First off, thanks to Max Silverman for donating his picture of a red kite to this blog’s header. And talking of pictures...
I was browsing my friend, Baxter’s, photographs when I saw this great vista of Arizona, where I lived in the late 80’s. I could kick myself: I wasn't birding back then. What riches did I miss?
To find out, I returned for a few days in my Silicon Valley period – not to Sedona, the location of this shot, but back to Phoenix and Tucson, the latter being the birdy hotspot. I added fifteen species to my life list in a couple of days and, but for the standard stingy American vacation allowance, would have stayed for more.
Of the new birds, five have remained my only sighting ever: gilded flicker and pyrrhuloxia at San Xavier Mission; and canyon towhee, painted redstart and yellow-eyed junco at Madera Canyon. Of the others I think that verdin has become my favourite. I've seen this little tit-like bird since in Southern California.

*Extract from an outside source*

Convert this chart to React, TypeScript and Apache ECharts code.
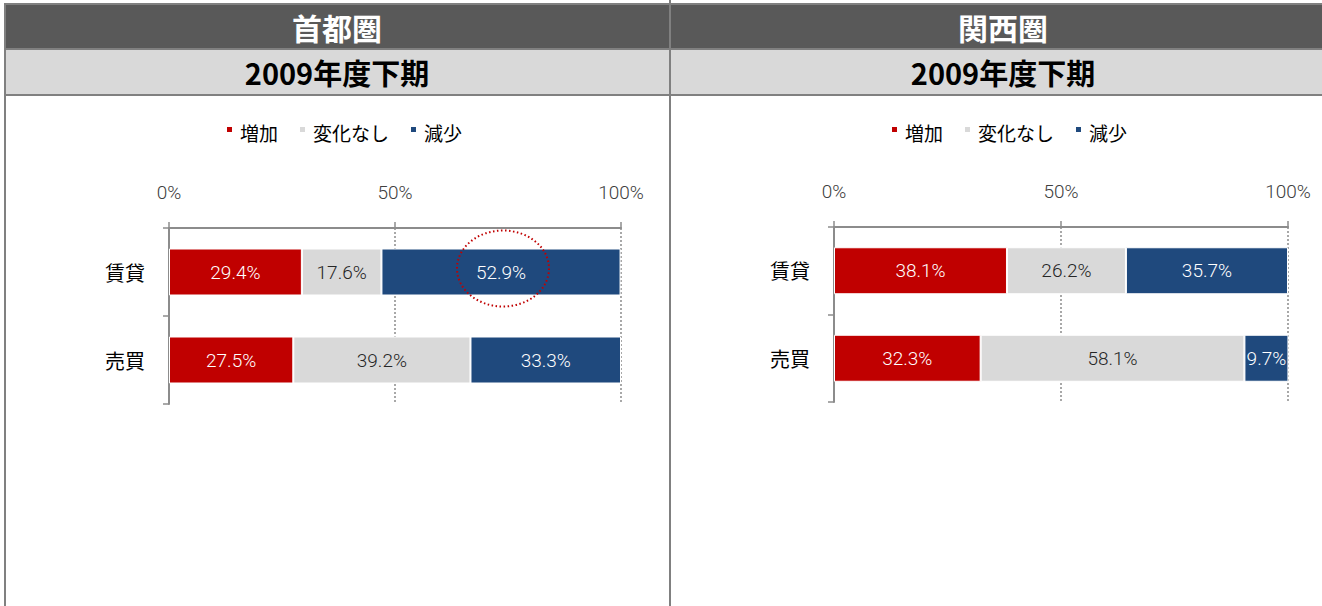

I had entered the state at Needles and driven down through a night at Lake Havasu City and actually avoided Phoenix on a loop round highway 85, where the strange town of Ajo held cactus wrens for the trip’s first lifer. I had to wait for the next day’s visit to the Arizona-Sonora Desert Museum to really get the list going with five more additions. Then came the Mission and the Canyon.
Almost as a final act I revisited my old apartment block in Tempe to find my first ever Inca doves. Just think: they'd probably been there all the time.